ZBA Approves Parking Change for 34-42 Warren St. Building

The Zoning Board of Appeal (ZBA) approved a change in occupancy for the office building at 34-42 Warren St. on Feb. 5 – a change that results in losing 35 spaces on the second-floor of the office/parking garage building.

This project has previously appeared before the ZBA under different ownership, according to Sean O’Donovan, who represented new owner DLJ Realty Partners at the Tuesday hearing.

The project proponents asked to renovate the existing second floor parking garage to create new office space. Architect Joel Bargmann said that a portion of the first floor is parking, retail, and the entry to the office building that exists on the third and fourth levels.

“The modification that’s being requested is to simply take the garage…and replace this garage screen with glass and convert the garage level on the second floor into office space as opposed to parking,” Bargmann said.

The team said that 30 parking spaces will remain, with the potential to add stackers, and 35 spaces would be lost on the second floor. O’Donovan said that the current parking serves the office building, but is underutilized.

The traffic consultant for the project said that the currently approved project is at 2.53 spaces per thousand square feet, and they are looking to get it closer to 1.0.

“I would just comment that if this were a new project, subject to BTD parking guidelines, 1.0 would actually be above what they would recommend for an office space,” she said.

ZBA Chair Christine Araujo asked if there was a conflict between the zoning requirements and what the Boston Transportation Department requires.

The traffic consultant said that it was correct.

“If this project were part of a large project review through the BPDA, which it is not, but if it were, and subject to those requirements, we would be providing somewhere between .7 and 1.0 spaces per thousand square feet,” she said. “And that’s reflective of the trends with lower auto ownership, more reliance on public transportation, and bicycle commuting.”

She also said that they observed 23 residents with private permits who were allowed to park there 24/7, and the daytime use of the parking from office workers was approximately 42 spaces. O’Donovan said that they would agree to stackers for parking if that’s what the ZBA wanted.

Several people expressed support for the project, including Mayor’s Office of Neighborhood Services representative Quinlan Locke, who said a largely attended abutter’s meeting was held on Dec. 13.

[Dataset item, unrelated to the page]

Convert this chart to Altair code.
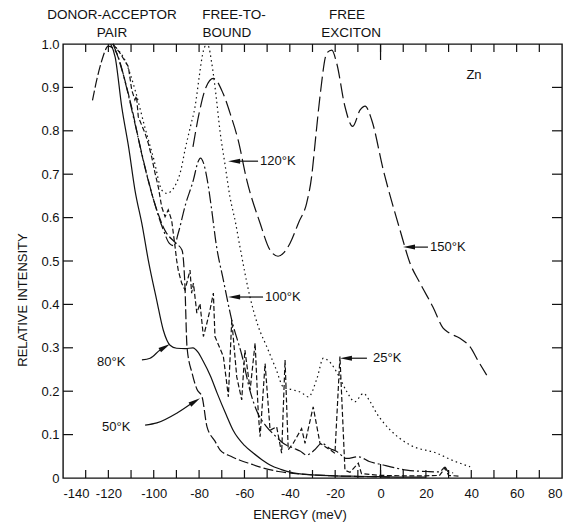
import altair as alt
import pandas as pd

# ---------------- data (energy in meV, relative intensity) ----------------
T25_E = [-118, -115, -111.2, -109.7, -108.3, -107.6, -106.8, -103.8, -102.4, -100.9, -99.4, -98, -96.5, -95,
         -93.6, -92.1, -90.6, -89.9, -89.2, -87.7, -86.2, -84, -83.3, -82.5, -81, -79.6, -78.1, -76.6, -75.2,
         -73.7, -73, -69.3, -67.8, -67.1, -65.6, -63.4, -61.2, -59.8, -57.5, -55.3, -53.9, -53.1, -50.9, -48.7,
         -45.8, -43.6, -42.1, -40.7, -38.5, -34.8, -33.3, -29.7, -26.7, -22.3, -20.1, -17.9, -15.7, -13.5, -9.8,
         -8.4, 0, 10, 20, 26, 28.4, 30, 35]
T25_I = [1.0, 0.98, 0.948, 0.894, 0.871, 0.88, 0.832, 0.794, 0.771, 0.74, 0.702, 0.671, 0.625, 0.602,
         0.618, 0.594, 0.533, 0.502, 0.479, 0.449, 0.433, 0.479, 0.426, 0.449, 0.38, 0.402, 0.326, 0.356, 0.387,
         0.426, 0.326, 0.28, 0.218, 0.187, 0.364, 0.233, 0.18, 0.295, 0.203, 0.311, 0.149, 0.095, 0.264, 0.11,
         0.118, 0.057, 0.272, 0.065, 0.08, 0.114, 0.08, 0.164, 0.08, 0.065, 0.057, 0.28, 0.018, 0.013, 0.034,
         0.01, 0.006, 0.005, 0.005, 0.006, 0.023, 0.006, 0.004]

T50_E = [-127, -125, -123, -120, -117, -114, -110, -105, -100, -95, -90, -87.5, -86.3, -85.3, -83, -81, -78.7,
         -76.5, -73, -70.8, -66, -62, -57, -53, -45, -35, -25, -15, -5, 5]
T50_I = [0.87, 0.92, 0.96, 0.995, 0.985, 0.94, 0.86, 0.74, 0.64, 0.57, 0.54, 0.525, 0.45, 0.30, 0.24, 0.205,
         0.187, 0.118, 0.085, 0.065, 0.05, 0.041, 0.032, 0.025, 0.015, 0.009, 0.006, 0.004, 0.003, 0.002]

T80_E = [-119, -117, -114.1, -111, -108.3, -105, -102.4, -98.7, -95.8, -92.8, -89.9, -86, -82.7, -80.5, -78.3,
         -75, -72, -68, -65, -60, -56, -52, -48.7, -44, -38.5, -30, -20, -10, 0, 10, 20]
T80_I = [1.0, 0.97, 0.855, 0.76, 0.664, 0.58, 0.502, 0.41, 0.341, 0.306, 0.299, 0.298, 0.30, 0.29, 0.27,
         0.235, 0.195, 0.145, 0.11, 0.075, 0.057, 0.041, 0.03, 0.02, 0.012, 0.007, 0.005, 0.004, 0.003, 0.002, 0.002]

T100_E = [-118, -115, -112, -108, -104, -100, -96, -93, -91, -89.2, -86, -82.5, -80.5, -79.4, -78, -76.5, -74.5,
          -72.5, -69.3, -65.6, -61, -57.5, -54.6, -50.2, -46, -42.9, -38, -35.5, -32.6, -29, -26, -22.3, -19.3,
          -14.9, -9.8, -5, 1.2, 6, 11.5, 20.4, 26, 28.4, 30, 32]
T100_I = [1.0, 0.96, 0.90, 0.81, 0.72, 0.64, 0.575, 0.54, 0.535, 0.564, 0.63, 0.687, 0.728, 0.737, 0.725, 0.69,
          0.62, 0.54, 0.456, 0.364, 0.28, 0.2, 0.155, 0.118, 0.095, 0.08, 0.068, 0.062, 0.053, 0.065, 0.08, 0.068,
          0.061, 0.045, 0.049, 0.038, 0.03, 0.024, 0.018, 0.015, 0.014, 0.025, 0.013, 0.012]

T120_E = [-118, -116.3, -112.7, -108, -104, -100, -96.5, -94.3, -91, -88, -86.2, -83.8, -81.8, -79.8, -78.9,
          -77.2, -76, -74.4, -72.5, -70.8, -68.5, -66.4, -64, -62, -57.6, -53.9, -50.2, -46, -42.9, -38.5, -35,
          -31.8, -28, -25.2, -22, -18.6, -15, -11.3, -7.6, -4.5, -1.7, 4.2, 13, 24.8, 32, 39.5]
T120_I = [1.0, 0.99, 0.963, 0.89, 0.81, 0.735, 0.664, 0.656, 0.67, 0.71, 0.756, 0.81, 0.855, 0.93, 0.963,
          0.995, 0.995, 0.955, 0.88, 0.80, 0.72, 0.648, 0.59, 0.533, 0.418, 0.349, 0.303, 0.25, 0.21, 0.203, 0.197,
          0.187, 0.23, 0.276, 0.265, 0.237, 0.2, 0.176, 0.195, 0.175, 0.149, 0.111, 0.076, 0.057, 0.04, 0.026]

T150_E = [-82.7, -80, -77, -73.7, -69.5, -66, -62.8, -59, -53.1, -48.7, -45.2, -42.5, -39.9, -36, -32.6, -30.4,
          -28.5, -26.7, -23.7, -21.5, -19.3, -15.7, -12.3, -9, -6.8, -3.9, 1.2, 8.6, 13, 17.4, 23.1, 27.5, 30,
          35, 39.5, 43, 46.8]
T150_I = [0.763, 0.84, 0.90, 0.921, 0.887, 0.835, 0.779, 0.687, 0.587, 0.525, 0.511, 0.52, 0.541, 0.59, 0.633,
          0.694, 0.79, 0.879, 0.979, 0.986, 0.955, 0.856, 0.81, 0.848, 0.857, 0.825, 0.71, 0.571, 0.495, 0.449,
          0.394, 0.346, 0.335, 0.322, 0.302, 0.27, 0.237]

X_LABELS = [-140, -120, -100, -80, -60, -40, -20, 0, 20, 40, 60, 80]
Y_LABELS = [0, 0.1, 0.2, 0.3, 0.4, 0.5, 0.6, 0.7, 0.8, 0.9, 1.0]
X_TICKS = [-130, -120, -110, -100, -90, -80, -70, -60, -50, -40, -30, -20, -10, 0, 10, 20, 30, 40, 50, 60, 70]
X_LONG_TICKS = [0]
Y_TICKS = [0.1, 0.2, 0.3, 0.4, 0.5, 0.6, 0.7, 0.8, 0.9]

# temperature labels (text, E, I) and arrows
T_LABELS = ["120°K", "100°K", "150°K", "25°K", "80°K", "50°K"]
T_LAB_E = [-53.1, -50.9, 21.8, -3.3, -125.0, -122.8]
T_LAB_I = [0.730, 0.417, 0.532, 0.276, 0.267, 0.118]

ARROW_ID = ["a120", "a120", "a100", "a100", "a150", "a150", "a25", "a25",
            "a80", "a80", "a80", "a80", "a50", "a50", "a50", "a50"]
ARROW_E = [-54.0, -64.0, -51.8, -64.0, 20.9, 13.0, -6.0, -15.0,
           -105.2, -101.6, -97.2, -94.5, -103.8, -98.6, -89.7, -82.0]
ARROW_I = [0.730, 0.730, 0.417, 0.417, 0.532, 0.532, 0.276, 0.276,
           0.272, 0.276, 0.295, 0.303, 0.122, 0.127, 0.150, 0.177]
HEAD_E = [-67.2, -67.2, 9.9, -17.9, -92.8, -79.6]
HEAD_I = [0.730, 0.417, 0.532, 0.276, 0.309, 0.184]
HEAD_ANGLE = [270, 270, 270, 270, 59, 57]

TOP_TEXT = ["DONOR-ACCEPTOR", "PAIR", "FREE-TO-", "BOUND", "FREE", "EXCITON"]
TOP_E = [-118.4, -118.4, -64.6, -67.7, -14.8, -13.0]
TOP_I = [1.067, 1.025, 1.067, 1.025, 1.067, 1.025]

FONT = "Liberation Sans"
INK = "#111111"
W, H = 499, 434

xs = alt.Scale(domain=[-140, 80], nice=False, zero=False)
ys = alt.Scale(domain=[0, 1], nice=False, zero=False)
xaxis = alt.Axis(values=X_LABELS, title=None, ticks=False, domain=False, grid=False,
                 labelPadding=9, labelFontSize=13, labelFont=FONT, labelColor=INK,
                 labelExpr="datum.value < 0 ? '-' + format(-datum.value, 'd') : format(datum.value, 'd')")
yaxis = alt.Axis(values=Y_LABELS, title=None, ticks=False, domain=False, grid=False,
                 labelPadding=4, labelFontSize=13, labelFont=FONT, labelColor=INK,
                 labelExpr="datum.value == 0 ? '0' : format(datum.value, '.1f')")


def X(f):
    return alt.X(f, type="quantitative", scale=xs, axis=xaxis)


def Y(f):
    return alt.Y(f, type="quantitative", scale=ys, axis=yaxis)


series = [
    (T25_E, T25_I, [5, 2.5], "linear"),
    (T50_E, T50_I, [10, 3], "monotone"),
    (T80_E, T80_I, None, "monotone"),
    (T100_E, T100_I, [12, 3, 2, 3], "monotone"),
    (T120_E, T120_I, [1.5, 3.2], "monotone"),
    (T150_E, T150_I, [15, 5], "monotone"),
]

layers = []
for E, I, dash, interp in series:
    df = pd.DataFrame({"E": E, "I": I})
    kw = dict(interpolate=interp, strokeWidth=1.2, color=INK)
    if dash is not None:
        kw["strokeDash"] = dash
    layers.append(alt.Chart(df).mark_line(**kw).encode(x=X("E"), y=Y("I")))

# inward ticks on all four sides
xt = pd.DataFrame({"E": X_TICKS})
xl = pd.DataFrame({"E": X_LONG_TICKS})
yt = pd.DataFrame({"I": Y_TICKS})
layers.append(alt.Chart(xt).mark_rule(color=INK, strokeWidth=1.2).encode(
    x=X("E"), y=alt.value(H), y2=alt.value(H - 8)))
layers.append(alt.Chart(xt).mark_rule(color=INK, strokeWidth=1.2).encode(
    x=X("E"), y=alt.value(0), y2=alt.value(8)))
layers.append(alt.Chart(xl).mark_rule(color=INK, strokeWidth=1.2).encode(
    x=X("E"), y=alt.value(0), y2=alt.value(16)))
layers.append(alt.Chart(xl).mark_rule(color=INK, strokeWidth=1.2).encode(
    x=X("E"), y=alt.value(H), y2=alt.value(H - 14)))
layers.append(alt.Chart(yt).mark_rule(color=INK, strokeWidth=1.2).encode(
    y=Y("I"), x=alt.value(0), x2=alt.value(10)))
layers.append(alt.Chart(yt).mark_rule(color=INK, strokeWidth=1.2).encode(
    y=Y("I"), x=alt.value(W), x2=alt.value(W - 10)))

# annotations
lab = pd.DataFrame({"t": T_LABELS, "E": T_LAB_E, "I": T_LAB_I})
layers.append(alt.Chart(lab).mark_text(align="left", baseline="middle", font=FONT, fontSize=13,
                                       color=INK).encode(x=X("E"), y=Y("I"), text="t:N"))
arr = pd.DataFrame({"g": ARROW_ID, "E": ARROW_E, "I": ARROW_I, "o": list(range(len(ARROW_ID)))})
layers.append(alt.Chart(arr).mark_line(color=INK, strokeWidth=1.2, interpolate="monotone").encode(
    x=X("E"), y=Y("I"), detail="g:N", order="o:Q"))
heads = pd.DataFrame({"E": HEAD_E, "I": HEAD_I, "a": HEAD_ANGLE})
layers.append(alt.Chart(heads).mark_point(shape="M0,0 L0.5,2.4 L-0.5,2.4 Z", filled=True, size=100,
                                          color=INK, opacity=1).encode(
    x=X("E"), y=Y("I"), angle=alt.Angle("a:Q", scale=None)))
top = pd.DataFrame({"t": TOP_TEXT, "E": TOP_E, "I": TOP_I})
layers.append(alt.Chart(top).mark_text(align="center", baseline="middle", font=FONT, fontSize=13.5,
                                       color=INK).encode(x=X("E"), y=Y("I"), text="t:N"))
zn = pd.DataFrame({"t": ["Zn"], "E": [41.2], "I": [0.929]})
layers.append(alt.Chart(zn).mark_text(align="center", baseline="middle", font=FONT, fontSize=13,
                                      color=INK).encode(x=X("E"), y=Y("I"), text="t:N"))

one = pd.DataFrame({"t": ["ENERGY (meV)"]})
layers.append(alt.Chart(one).mark_text(align="center", baseline="middle", font=FONT, fontSize=13,
                                       color=INK).encode(x=alt.value(237), y=alt.value(H + 37), text="t:N"))
one2 = pd.DataFrame({"t": ["RELATIVE INTENSITY"]})
layers.append(alt.Chart(one2).mark_text(align="center", baseline="middle", font=FONT, fontSize=13,
                                        color=INK, angle=270).encode(x=alt.value(-40), y=alt.value(256),
                                                                     text="t:N"))

chart = alt.layer(*layers).properties(
    width=W, height=H,
    autosize=alt.AutoSizeParams(type="none"),
    padding={"left": 63, "top": 44, "right": 9, "bottom": 44},
    background="white",
).configure_view(stroke=INK, strokeWidth=1.4)

chart.save("out.html", embed_options={"renderer": "svg", "actions": False})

“One of the concerns was parking for those residents, which

[the proponents]

had reached out to those residents in regard to,” Locke said. “We also got a lot of letters of support in regard to the building itself. Right now a lot of abutters think it’s an eyesore and they’re looking forward to it being rehabbed.”

Others in support include Councilor Lydia Edwards, the Carpenter’s Union, and a nearby resident on Mount Vernon Street who said he “does not see parking as a concern given its primary commercial use and daytime parking.”

He said that the real issue is parking at night, as he’s lived in the neighborhood for over a decade and confirmed that the garage is currently underutilized and “never full from my perspective.” He also said that the building is an eyesore.

Another direct abutter on Park Street said he came before the ZBA six times over six years to oppose the plans from the previous owner. He said that on April 11, 2017, he returned before the Board of Appeal to finally support those plans, at which time the ZBA also granted the variances.

“I am in favor of this set of plans. It’s time that we settle the whole thing. It’s gone on since 2011. I don’t know what else we can do with it; it’s an old derelict garage building.”

But other residents were not so keen on the idea. A neighbor on Main Street said, “I think parking is very difficult already in the area. I have been on the list for three years to try to get parking in this building and haven’t heard anything about a vacancy. Street parking is already very difficult, and I think removing 35 spaces will only make it more difficult.”

Araujo told the development team that they “need to have a conversation with this abutter if you still have vacancies at night and weekends.”

O’Donovan responded by saying they spoke with this neighbor before the hearing and told him they “absolutely can accommodate on nights and weekends.” The ZBA approved this project with the provisos of continued BPDA design review and that the developers pay “particular attention to the issue of parking.”